Actionable trade setup
- Rotation trigger: On a BTC.D weekly close below 57% plus an altcap break above $1.3T, begin rotating a predefined slice of BTC exposure into high-liquidity alts.
- Focus universe: Prioritize liquid sectors with clear narratives—L1/L2s, DeFi, oracles, and infrastructure—over illiquid microcaps.
- Execution: Scale in over several sessions; avoid chasing vertical green candles.
- Invalidation: If BTC.D reclaims 60% on a weekly close or altcap loses $1.14T, de-risk back toward BTC/stablecoins.

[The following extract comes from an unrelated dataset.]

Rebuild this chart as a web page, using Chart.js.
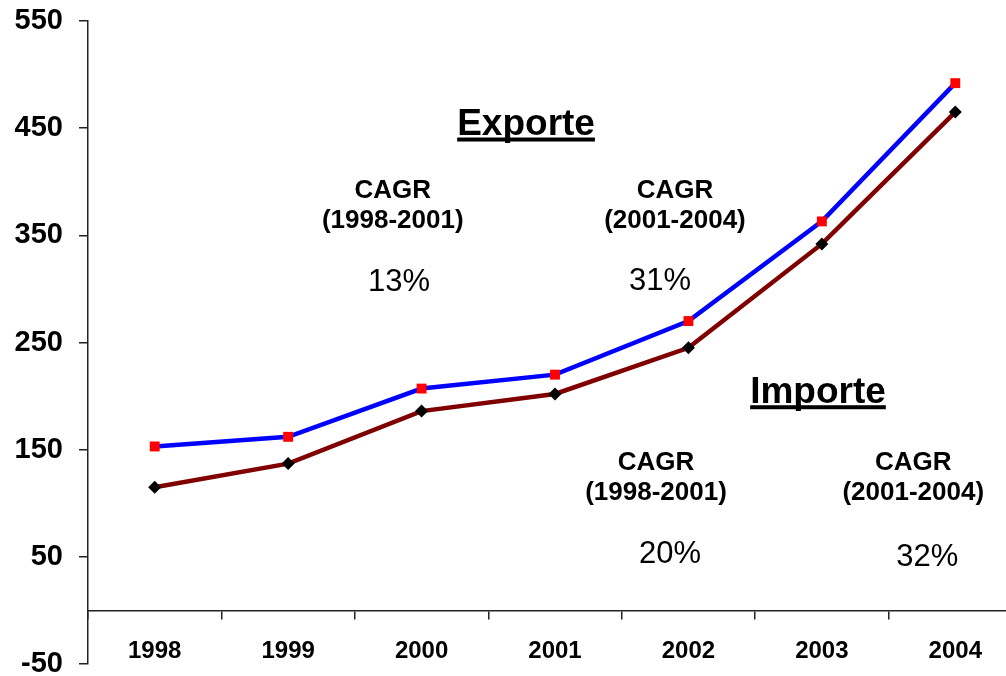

Risks and how to manage them
Altseason narratives often produce sharp whipsaws. A quick BTC bounce in dominance can crush late alt entries. Manage this with tight position sizing, staggered entries/exits, and hard invalidation levels. Monitor derivatives for froth (funding spikes, elevated OI), and track macro catalysts—policy surprises, regulatory headlines, or ETF flow reversals can flip the script fast.
What to watch next
Keep an eye on weekly BTC.D candles, altcap vs. $1.3T, breadth improvement across top-100 alts, and the behavior of majors during dips. If the structure continues to mirror prior cycles and dominance slides toward the low-50s, the window for Altseason 2025 outperformance may open wider—rewarding disciplined, liquidity-first strategies.